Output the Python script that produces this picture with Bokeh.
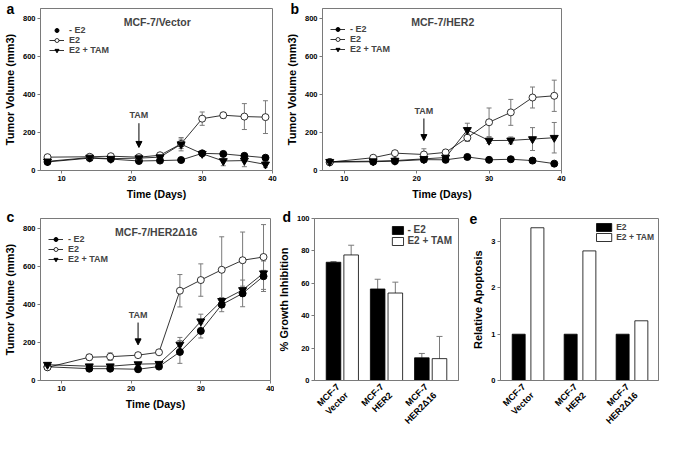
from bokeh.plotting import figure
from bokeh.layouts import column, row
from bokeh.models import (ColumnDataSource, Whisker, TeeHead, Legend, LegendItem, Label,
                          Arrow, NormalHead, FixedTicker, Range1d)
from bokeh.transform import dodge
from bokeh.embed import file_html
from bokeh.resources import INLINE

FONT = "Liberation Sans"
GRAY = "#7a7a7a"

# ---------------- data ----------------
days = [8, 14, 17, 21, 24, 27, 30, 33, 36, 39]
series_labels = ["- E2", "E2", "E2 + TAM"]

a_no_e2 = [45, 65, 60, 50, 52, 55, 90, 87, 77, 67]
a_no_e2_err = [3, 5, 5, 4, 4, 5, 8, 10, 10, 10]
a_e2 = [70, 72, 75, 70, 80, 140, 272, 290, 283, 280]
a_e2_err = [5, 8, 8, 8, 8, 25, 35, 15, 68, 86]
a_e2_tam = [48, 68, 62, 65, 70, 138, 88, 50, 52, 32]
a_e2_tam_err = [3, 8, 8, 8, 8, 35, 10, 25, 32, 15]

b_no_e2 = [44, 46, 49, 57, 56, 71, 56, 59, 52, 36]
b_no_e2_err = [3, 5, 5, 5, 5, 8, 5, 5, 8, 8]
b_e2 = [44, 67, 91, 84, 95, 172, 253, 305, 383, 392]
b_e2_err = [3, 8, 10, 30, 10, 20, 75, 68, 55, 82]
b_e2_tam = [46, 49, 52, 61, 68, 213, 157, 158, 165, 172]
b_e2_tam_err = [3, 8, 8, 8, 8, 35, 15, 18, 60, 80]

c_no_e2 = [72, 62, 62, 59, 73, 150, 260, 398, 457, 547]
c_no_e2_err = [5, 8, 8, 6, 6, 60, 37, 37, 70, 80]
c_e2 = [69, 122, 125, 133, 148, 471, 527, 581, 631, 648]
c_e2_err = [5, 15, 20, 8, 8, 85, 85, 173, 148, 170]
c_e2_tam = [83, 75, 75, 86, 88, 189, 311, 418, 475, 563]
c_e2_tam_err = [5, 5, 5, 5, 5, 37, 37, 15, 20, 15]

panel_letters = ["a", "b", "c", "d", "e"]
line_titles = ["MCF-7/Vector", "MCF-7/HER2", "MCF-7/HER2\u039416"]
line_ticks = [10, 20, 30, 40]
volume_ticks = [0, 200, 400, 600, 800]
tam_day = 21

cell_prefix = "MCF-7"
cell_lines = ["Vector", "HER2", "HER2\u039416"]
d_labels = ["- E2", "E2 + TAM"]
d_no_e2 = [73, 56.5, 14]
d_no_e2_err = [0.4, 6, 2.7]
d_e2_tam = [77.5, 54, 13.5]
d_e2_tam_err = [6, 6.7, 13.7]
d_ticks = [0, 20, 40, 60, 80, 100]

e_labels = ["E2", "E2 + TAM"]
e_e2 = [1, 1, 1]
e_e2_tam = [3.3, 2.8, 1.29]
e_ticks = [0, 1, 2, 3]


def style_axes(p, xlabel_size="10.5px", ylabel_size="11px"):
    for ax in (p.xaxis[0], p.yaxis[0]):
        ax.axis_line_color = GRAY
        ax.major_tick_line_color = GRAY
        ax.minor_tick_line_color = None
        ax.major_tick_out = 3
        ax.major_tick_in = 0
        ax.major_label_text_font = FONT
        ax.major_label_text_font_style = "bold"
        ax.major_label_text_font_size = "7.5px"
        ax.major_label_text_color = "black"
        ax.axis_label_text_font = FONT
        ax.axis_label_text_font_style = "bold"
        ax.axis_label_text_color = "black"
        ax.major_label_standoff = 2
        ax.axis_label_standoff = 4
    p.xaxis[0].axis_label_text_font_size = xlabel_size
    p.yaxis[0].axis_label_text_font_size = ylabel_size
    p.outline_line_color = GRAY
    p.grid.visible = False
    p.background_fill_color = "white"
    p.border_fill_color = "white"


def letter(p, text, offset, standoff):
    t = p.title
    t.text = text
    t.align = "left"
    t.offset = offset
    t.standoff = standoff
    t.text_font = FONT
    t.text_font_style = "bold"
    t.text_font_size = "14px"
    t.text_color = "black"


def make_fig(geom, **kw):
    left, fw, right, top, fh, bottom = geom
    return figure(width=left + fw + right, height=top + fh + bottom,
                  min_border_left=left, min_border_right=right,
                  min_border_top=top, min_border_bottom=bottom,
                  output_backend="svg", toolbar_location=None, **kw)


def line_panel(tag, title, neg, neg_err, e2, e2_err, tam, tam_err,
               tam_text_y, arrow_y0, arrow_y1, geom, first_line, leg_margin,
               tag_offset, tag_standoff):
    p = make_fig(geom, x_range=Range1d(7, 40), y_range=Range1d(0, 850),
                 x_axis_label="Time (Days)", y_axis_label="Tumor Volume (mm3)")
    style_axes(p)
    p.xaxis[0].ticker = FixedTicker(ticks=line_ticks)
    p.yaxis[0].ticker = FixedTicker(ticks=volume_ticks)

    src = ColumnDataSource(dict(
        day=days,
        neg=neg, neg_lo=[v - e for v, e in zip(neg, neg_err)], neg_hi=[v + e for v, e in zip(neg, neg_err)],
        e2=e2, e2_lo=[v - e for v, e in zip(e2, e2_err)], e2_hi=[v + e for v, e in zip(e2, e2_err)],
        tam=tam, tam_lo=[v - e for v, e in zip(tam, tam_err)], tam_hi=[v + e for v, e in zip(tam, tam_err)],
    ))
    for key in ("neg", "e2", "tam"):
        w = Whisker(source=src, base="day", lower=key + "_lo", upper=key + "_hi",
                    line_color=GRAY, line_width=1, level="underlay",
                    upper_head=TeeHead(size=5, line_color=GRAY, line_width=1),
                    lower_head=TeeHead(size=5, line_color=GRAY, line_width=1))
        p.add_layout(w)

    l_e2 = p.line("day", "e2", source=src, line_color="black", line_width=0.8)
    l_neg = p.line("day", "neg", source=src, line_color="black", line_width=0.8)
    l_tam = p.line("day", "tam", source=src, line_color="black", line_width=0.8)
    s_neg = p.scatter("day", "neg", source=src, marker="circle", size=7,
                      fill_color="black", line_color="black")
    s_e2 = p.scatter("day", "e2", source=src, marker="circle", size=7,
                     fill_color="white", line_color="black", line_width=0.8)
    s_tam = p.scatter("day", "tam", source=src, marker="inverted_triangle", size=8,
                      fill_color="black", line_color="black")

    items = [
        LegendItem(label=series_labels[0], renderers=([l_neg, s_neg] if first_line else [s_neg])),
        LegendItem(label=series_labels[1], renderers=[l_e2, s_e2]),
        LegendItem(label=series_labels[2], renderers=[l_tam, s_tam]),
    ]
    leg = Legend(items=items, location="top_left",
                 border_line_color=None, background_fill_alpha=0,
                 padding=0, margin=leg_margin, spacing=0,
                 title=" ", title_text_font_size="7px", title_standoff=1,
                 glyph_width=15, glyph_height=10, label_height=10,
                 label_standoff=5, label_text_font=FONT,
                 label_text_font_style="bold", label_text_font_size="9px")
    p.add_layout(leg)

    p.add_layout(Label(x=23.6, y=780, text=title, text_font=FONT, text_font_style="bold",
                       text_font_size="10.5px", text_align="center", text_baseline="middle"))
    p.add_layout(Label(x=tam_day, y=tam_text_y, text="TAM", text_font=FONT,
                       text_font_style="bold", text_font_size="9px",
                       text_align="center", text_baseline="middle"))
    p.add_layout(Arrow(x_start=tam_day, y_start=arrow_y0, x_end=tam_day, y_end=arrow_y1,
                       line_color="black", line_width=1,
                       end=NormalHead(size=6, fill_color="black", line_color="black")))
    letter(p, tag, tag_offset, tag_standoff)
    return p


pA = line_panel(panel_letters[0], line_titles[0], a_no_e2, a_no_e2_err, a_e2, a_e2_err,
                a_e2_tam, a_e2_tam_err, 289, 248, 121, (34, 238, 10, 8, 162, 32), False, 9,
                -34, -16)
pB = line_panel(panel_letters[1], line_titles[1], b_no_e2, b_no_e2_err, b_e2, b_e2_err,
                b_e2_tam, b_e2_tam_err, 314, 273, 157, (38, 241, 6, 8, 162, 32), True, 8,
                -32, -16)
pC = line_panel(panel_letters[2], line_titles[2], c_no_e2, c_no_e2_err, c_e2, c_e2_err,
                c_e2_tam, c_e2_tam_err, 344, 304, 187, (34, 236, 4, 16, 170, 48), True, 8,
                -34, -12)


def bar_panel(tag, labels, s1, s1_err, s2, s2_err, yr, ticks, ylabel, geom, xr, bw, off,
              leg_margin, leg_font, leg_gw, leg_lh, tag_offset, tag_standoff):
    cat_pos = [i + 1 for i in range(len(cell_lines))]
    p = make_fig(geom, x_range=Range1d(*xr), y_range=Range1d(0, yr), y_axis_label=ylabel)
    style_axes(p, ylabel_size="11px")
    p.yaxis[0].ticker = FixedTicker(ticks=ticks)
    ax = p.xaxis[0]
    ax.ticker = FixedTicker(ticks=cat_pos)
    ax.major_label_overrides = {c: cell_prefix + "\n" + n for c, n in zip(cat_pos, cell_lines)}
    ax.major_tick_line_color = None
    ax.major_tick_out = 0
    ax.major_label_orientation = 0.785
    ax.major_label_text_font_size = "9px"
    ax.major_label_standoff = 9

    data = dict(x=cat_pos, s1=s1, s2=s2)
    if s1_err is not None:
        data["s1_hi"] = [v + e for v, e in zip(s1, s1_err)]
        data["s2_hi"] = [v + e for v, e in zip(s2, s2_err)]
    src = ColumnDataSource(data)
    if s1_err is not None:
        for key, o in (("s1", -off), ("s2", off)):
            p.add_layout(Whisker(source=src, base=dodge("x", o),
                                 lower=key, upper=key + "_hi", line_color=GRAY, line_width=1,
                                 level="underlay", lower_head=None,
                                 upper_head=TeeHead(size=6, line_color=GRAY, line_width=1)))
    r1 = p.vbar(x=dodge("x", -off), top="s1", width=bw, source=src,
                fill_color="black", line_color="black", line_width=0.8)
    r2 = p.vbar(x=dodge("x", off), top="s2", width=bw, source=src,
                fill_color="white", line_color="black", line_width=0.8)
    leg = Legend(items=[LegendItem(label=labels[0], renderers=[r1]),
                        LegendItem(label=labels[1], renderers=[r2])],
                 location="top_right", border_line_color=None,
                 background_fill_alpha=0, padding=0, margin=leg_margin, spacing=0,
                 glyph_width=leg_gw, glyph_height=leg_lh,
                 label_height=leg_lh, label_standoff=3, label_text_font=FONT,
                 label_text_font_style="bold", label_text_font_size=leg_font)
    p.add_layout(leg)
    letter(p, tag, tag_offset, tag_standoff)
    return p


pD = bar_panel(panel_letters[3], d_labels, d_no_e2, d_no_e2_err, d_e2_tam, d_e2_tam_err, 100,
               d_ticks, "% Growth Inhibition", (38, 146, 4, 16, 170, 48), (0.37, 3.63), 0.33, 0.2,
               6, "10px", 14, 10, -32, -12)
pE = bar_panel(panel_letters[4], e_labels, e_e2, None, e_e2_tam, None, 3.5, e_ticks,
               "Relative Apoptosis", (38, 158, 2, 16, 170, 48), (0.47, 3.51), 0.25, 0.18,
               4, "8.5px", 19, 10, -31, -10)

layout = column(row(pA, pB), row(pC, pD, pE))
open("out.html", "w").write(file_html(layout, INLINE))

▶ [WRITTEN EXERCISE]:
Print, exactly as written, the lines above from the first one to the one containing "18, 60, 80]". Leave out pictures.

▶ [ANSWER]:
Output the Python script that produces this picture with Bokeh.
from bokeh.plotting import figure
from bokeh.layouts import column, row
from bokeh.models import (ColumnDataSource, Whisker, TeeHead, Legend, LegendItem, Label,
                          Arrow, NormalHead, FixedTicker, Range1d)
from bokeh.transform import dodge
from bokeh.embed import file_html
from bokeh.resources import INLINE

FONT = "Liberation Sans"
GRAY = "#7a7a7a"

# ---------------- data ----------------
days = [8, 14, 17, 21, 24, 27, 30, 33, 36, 39]
series_labels = ["- E2", "E2", "E2 + TAM"]

a_no_e2 = [45, 65, 60, 50, 52, 55, 90, 87, 77, 67]
a_no_e2_err = [3, 5, 5, 4, 4, 5, 8, 10, 10, 10]
a_e2 = [70, 72, 75, 70, 80, 140, 272, 290, 283, 280]
a_e2_err = [5, 8, 8, 8, 8, 25, 35, 15, 68, 86]
a_e2_tam = [48, 68, 62, 65, 70, 138, 88, 50, 52, 32]
a_e2_tam_err = [3, 8, 8, 8, 8, 35, 10, 25, 32, 15]

b_no_e2 = [44, 46, 49, 57, 56, 71, 56, 59, 52, 36]
b_no_e2_err = [3, 5, 5, 5, 5, 8, 5, 5, 8, 8]
b_e2 = [44, 67, 91, 84, 95, 172, 253, 305, 383, 392]
b_e2_err = [3, 8, 10, 30, 10, 20, 75, 68, 55, 82]
b_e2_tam = [46, 49, 52, 61, 68, 213, 157, 158, 165, 172]
b_e2_tam_err = [3, 8, 8, 8, 8, 35, 15, 18, 60, 80]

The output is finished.